Written exercise
Identify, in the records below, every line where the string "this" appears, and copy each such line.

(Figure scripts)
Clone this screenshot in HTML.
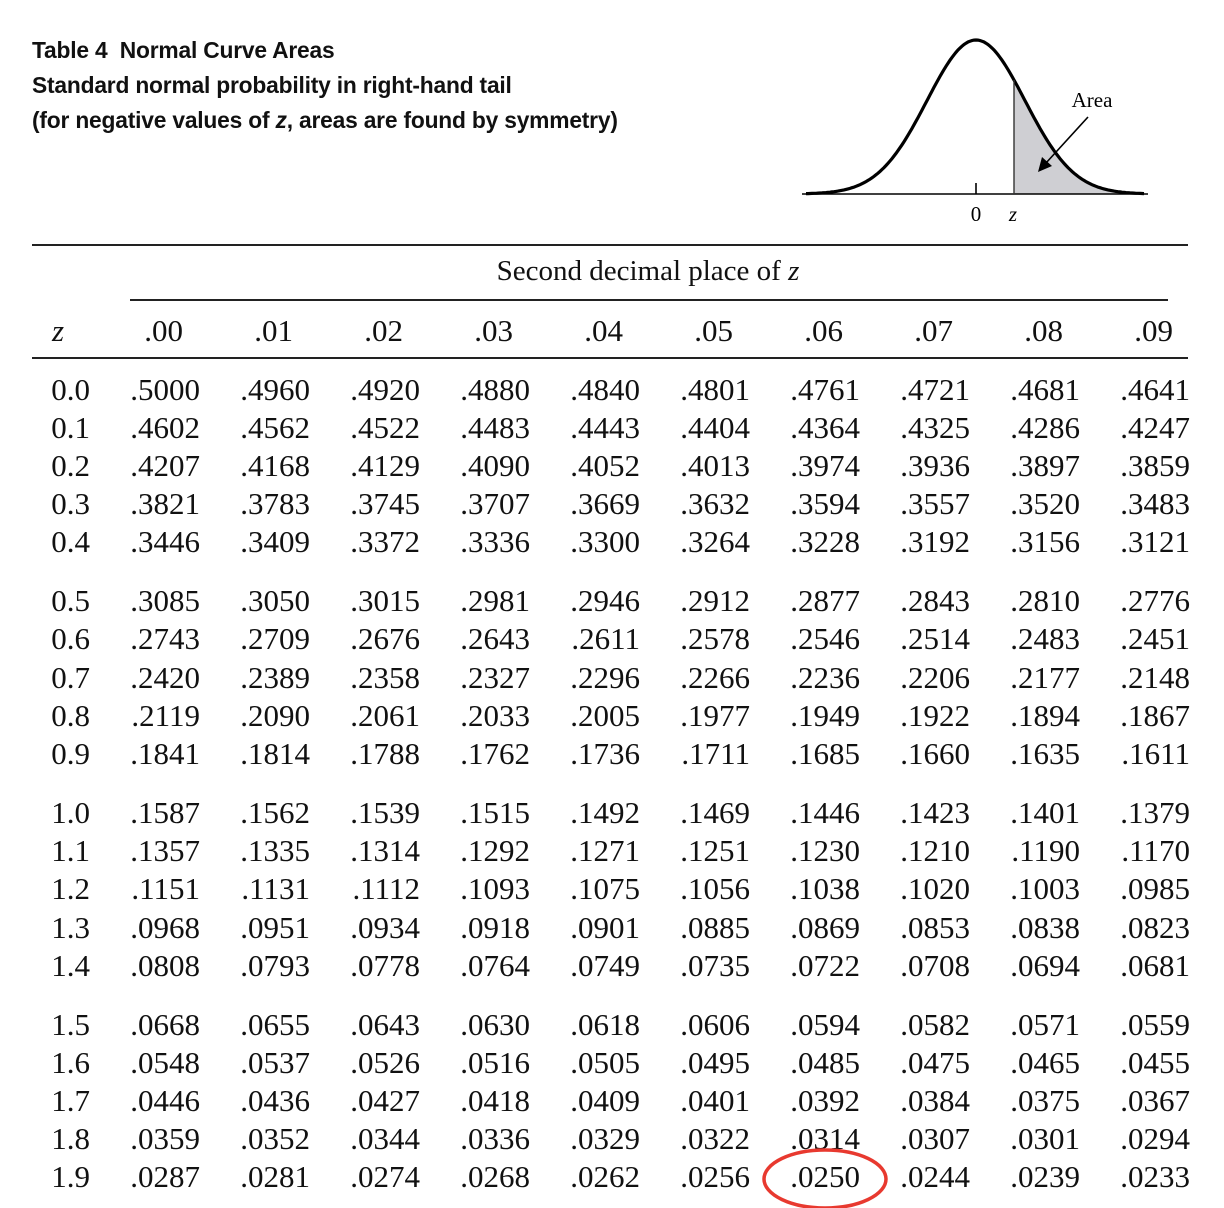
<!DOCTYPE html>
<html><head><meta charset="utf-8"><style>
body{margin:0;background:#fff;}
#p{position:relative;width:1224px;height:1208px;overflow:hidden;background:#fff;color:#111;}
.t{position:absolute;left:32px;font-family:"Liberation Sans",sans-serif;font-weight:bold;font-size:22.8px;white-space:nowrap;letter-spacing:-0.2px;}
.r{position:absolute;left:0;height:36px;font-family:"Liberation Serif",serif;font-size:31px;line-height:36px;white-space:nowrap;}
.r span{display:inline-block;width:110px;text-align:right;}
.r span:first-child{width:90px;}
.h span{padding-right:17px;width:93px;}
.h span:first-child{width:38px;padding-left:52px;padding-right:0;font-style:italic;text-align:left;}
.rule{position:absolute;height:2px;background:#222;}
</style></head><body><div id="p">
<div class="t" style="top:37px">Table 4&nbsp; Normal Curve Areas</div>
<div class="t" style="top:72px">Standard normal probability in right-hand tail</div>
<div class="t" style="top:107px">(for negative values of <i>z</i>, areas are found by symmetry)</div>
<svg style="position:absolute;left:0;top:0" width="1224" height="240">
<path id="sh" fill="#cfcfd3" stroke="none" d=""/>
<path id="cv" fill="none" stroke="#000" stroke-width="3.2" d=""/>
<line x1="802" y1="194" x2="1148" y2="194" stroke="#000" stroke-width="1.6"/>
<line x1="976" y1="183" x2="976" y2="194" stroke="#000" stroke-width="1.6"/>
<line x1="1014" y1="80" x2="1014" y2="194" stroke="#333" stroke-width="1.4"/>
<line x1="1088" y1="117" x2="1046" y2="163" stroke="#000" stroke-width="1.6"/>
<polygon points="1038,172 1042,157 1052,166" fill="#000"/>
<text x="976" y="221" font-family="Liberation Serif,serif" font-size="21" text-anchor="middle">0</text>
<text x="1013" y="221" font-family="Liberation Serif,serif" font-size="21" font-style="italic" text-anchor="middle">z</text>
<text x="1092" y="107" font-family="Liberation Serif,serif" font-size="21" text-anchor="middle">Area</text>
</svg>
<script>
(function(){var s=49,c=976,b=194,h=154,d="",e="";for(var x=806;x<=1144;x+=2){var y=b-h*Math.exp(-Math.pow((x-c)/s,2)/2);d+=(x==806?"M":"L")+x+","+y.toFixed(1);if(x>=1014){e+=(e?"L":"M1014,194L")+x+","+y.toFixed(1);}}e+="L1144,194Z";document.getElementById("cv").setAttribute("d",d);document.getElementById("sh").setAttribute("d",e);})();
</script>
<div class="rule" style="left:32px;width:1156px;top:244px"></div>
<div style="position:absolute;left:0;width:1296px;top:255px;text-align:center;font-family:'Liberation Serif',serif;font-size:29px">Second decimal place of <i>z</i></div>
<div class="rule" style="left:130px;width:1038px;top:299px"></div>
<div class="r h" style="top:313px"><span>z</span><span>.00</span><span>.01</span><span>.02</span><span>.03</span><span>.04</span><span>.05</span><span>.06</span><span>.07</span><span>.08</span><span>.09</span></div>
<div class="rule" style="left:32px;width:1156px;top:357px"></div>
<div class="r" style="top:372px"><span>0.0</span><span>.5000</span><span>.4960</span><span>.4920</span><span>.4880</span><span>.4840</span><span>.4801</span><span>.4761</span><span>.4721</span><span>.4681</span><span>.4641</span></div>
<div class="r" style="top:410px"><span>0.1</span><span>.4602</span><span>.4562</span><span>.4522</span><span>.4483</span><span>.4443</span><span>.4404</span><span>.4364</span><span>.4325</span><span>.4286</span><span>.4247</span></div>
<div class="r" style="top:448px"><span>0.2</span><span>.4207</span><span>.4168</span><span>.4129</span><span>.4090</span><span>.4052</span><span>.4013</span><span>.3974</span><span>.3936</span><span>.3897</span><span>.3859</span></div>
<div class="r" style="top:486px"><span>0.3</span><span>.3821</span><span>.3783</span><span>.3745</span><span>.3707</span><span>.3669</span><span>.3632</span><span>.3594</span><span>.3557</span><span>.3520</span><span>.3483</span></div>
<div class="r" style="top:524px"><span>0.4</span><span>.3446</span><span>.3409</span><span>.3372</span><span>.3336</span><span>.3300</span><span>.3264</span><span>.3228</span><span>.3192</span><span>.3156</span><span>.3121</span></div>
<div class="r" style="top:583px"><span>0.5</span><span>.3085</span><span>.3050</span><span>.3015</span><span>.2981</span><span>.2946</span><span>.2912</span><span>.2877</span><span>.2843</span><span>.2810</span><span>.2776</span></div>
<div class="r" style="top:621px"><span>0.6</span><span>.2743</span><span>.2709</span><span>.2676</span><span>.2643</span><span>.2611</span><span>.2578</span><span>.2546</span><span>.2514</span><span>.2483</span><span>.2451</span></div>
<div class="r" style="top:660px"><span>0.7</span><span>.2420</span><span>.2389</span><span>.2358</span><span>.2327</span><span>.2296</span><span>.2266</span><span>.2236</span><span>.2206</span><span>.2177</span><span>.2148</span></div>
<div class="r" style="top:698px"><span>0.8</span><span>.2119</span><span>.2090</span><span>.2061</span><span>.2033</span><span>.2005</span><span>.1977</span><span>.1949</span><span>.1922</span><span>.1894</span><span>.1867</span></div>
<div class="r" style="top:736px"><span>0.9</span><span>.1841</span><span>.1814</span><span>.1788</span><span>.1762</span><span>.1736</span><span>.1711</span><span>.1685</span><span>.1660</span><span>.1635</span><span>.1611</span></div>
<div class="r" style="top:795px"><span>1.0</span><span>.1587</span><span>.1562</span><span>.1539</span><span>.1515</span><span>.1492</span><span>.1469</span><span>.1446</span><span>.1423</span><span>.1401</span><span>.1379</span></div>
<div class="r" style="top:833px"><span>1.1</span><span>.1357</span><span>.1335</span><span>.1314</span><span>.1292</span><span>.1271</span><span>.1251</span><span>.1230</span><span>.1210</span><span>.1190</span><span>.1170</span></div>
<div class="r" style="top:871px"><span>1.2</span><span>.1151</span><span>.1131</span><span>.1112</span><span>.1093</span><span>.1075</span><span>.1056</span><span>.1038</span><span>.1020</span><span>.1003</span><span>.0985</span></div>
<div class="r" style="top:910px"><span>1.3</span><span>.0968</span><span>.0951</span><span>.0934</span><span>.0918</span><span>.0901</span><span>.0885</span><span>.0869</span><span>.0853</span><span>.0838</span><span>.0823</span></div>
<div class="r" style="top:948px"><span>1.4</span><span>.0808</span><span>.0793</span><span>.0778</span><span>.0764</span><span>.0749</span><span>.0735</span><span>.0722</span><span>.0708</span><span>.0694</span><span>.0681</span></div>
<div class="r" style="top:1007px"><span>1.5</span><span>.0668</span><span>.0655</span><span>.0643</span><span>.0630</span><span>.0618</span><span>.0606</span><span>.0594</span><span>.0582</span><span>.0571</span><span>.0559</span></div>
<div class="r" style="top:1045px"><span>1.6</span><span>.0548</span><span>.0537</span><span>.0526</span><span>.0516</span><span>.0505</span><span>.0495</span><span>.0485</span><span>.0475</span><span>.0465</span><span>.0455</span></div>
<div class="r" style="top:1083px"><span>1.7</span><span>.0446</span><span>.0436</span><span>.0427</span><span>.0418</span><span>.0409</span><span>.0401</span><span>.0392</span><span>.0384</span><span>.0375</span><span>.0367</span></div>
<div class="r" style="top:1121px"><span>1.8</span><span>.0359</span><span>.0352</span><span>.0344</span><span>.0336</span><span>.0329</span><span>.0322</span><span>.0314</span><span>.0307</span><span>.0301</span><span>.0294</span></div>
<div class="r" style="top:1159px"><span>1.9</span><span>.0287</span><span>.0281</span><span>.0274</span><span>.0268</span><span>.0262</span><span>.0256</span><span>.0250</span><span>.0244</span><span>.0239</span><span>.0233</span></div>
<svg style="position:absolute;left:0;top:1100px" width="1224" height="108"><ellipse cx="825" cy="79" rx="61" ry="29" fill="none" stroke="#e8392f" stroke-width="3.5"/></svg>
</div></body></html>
==
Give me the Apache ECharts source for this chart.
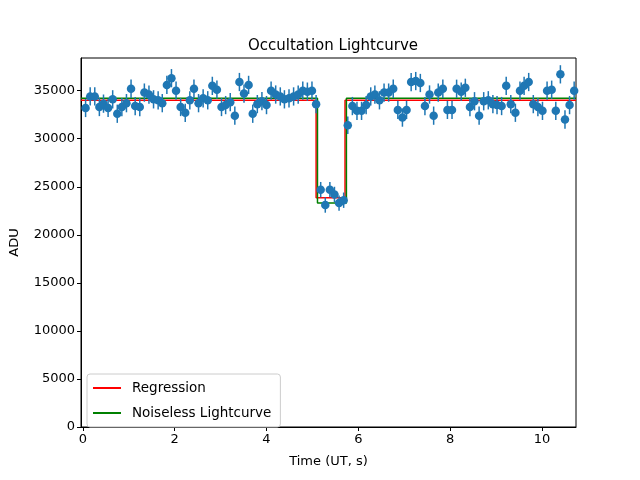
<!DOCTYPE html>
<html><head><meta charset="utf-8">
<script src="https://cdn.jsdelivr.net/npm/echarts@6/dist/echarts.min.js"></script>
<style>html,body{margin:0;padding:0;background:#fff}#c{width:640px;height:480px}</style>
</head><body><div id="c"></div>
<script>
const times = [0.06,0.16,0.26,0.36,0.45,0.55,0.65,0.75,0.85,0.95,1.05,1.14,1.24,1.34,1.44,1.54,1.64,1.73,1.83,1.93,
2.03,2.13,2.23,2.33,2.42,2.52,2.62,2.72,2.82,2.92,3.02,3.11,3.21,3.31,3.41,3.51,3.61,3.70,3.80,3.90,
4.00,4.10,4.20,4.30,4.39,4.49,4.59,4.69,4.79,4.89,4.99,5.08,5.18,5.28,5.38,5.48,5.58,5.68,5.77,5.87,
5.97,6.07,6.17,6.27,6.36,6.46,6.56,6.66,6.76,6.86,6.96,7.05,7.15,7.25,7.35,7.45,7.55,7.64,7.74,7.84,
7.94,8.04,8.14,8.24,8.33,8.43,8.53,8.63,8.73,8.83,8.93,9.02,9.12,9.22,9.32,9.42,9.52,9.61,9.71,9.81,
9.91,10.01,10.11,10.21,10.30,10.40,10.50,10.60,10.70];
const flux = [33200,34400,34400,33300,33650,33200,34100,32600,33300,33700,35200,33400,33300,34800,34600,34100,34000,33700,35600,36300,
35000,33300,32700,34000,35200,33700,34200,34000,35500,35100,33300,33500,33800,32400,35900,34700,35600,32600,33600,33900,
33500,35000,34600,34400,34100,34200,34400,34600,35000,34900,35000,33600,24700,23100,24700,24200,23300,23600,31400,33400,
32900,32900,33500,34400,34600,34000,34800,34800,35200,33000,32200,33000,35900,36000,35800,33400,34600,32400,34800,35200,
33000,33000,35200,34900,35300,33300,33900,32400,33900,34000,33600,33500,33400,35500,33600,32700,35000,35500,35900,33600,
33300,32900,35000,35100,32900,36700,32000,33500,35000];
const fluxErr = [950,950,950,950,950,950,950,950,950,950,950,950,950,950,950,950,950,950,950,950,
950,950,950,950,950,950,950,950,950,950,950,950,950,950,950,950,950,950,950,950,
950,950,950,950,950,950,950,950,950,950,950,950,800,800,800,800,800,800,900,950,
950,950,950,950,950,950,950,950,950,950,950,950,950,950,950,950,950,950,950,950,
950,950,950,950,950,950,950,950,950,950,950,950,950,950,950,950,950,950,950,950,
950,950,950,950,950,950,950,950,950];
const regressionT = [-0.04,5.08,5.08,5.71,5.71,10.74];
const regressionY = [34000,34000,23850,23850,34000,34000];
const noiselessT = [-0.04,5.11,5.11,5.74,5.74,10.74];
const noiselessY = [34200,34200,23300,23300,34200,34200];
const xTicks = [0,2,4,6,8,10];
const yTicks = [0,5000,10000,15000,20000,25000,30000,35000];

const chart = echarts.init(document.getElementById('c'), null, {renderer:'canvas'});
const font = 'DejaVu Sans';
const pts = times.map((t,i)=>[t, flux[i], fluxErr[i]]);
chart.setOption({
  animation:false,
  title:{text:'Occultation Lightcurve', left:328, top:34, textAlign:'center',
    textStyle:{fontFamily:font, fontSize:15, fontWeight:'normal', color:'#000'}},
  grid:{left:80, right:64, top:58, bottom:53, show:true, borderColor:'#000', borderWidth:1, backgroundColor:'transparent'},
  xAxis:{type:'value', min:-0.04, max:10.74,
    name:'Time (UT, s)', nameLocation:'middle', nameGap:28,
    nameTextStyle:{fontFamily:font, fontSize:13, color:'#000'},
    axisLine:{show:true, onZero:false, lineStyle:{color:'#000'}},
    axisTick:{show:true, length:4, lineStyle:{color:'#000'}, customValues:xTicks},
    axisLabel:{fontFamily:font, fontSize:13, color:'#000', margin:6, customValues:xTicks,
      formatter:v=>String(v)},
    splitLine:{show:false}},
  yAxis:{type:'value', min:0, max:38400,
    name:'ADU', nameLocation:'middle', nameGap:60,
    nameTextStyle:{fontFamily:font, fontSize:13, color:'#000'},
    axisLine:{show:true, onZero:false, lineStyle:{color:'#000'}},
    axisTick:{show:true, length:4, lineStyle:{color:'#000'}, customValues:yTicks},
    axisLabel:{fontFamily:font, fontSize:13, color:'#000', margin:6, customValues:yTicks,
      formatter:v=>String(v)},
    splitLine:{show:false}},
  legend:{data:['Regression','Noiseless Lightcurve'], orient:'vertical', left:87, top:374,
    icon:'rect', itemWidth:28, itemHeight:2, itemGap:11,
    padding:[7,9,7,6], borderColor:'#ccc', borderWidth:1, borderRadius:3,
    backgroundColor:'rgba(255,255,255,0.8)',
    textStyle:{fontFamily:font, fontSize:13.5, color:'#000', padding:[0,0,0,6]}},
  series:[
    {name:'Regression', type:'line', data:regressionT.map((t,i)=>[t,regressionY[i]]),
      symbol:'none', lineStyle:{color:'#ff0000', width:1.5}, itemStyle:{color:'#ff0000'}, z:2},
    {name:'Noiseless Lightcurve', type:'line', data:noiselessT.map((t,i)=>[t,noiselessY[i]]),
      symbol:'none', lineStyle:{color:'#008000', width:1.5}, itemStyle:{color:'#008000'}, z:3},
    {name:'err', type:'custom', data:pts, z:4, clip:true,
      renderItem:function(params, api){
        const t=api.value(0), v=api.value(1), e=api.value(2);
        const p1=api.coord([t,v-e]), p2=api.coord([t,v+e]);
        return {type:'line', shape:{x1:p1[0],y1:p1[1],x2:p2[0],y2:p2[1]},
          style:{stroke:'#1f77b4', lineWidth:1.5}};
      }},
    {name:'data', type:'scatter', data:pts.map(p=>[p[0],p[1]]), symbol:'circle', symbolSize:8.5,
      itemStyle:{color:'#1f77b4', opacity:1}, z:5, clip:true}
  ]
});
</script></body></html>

Right answer
Clone this screenshot in HTML.
Give me the Apache ECharts source for this chart.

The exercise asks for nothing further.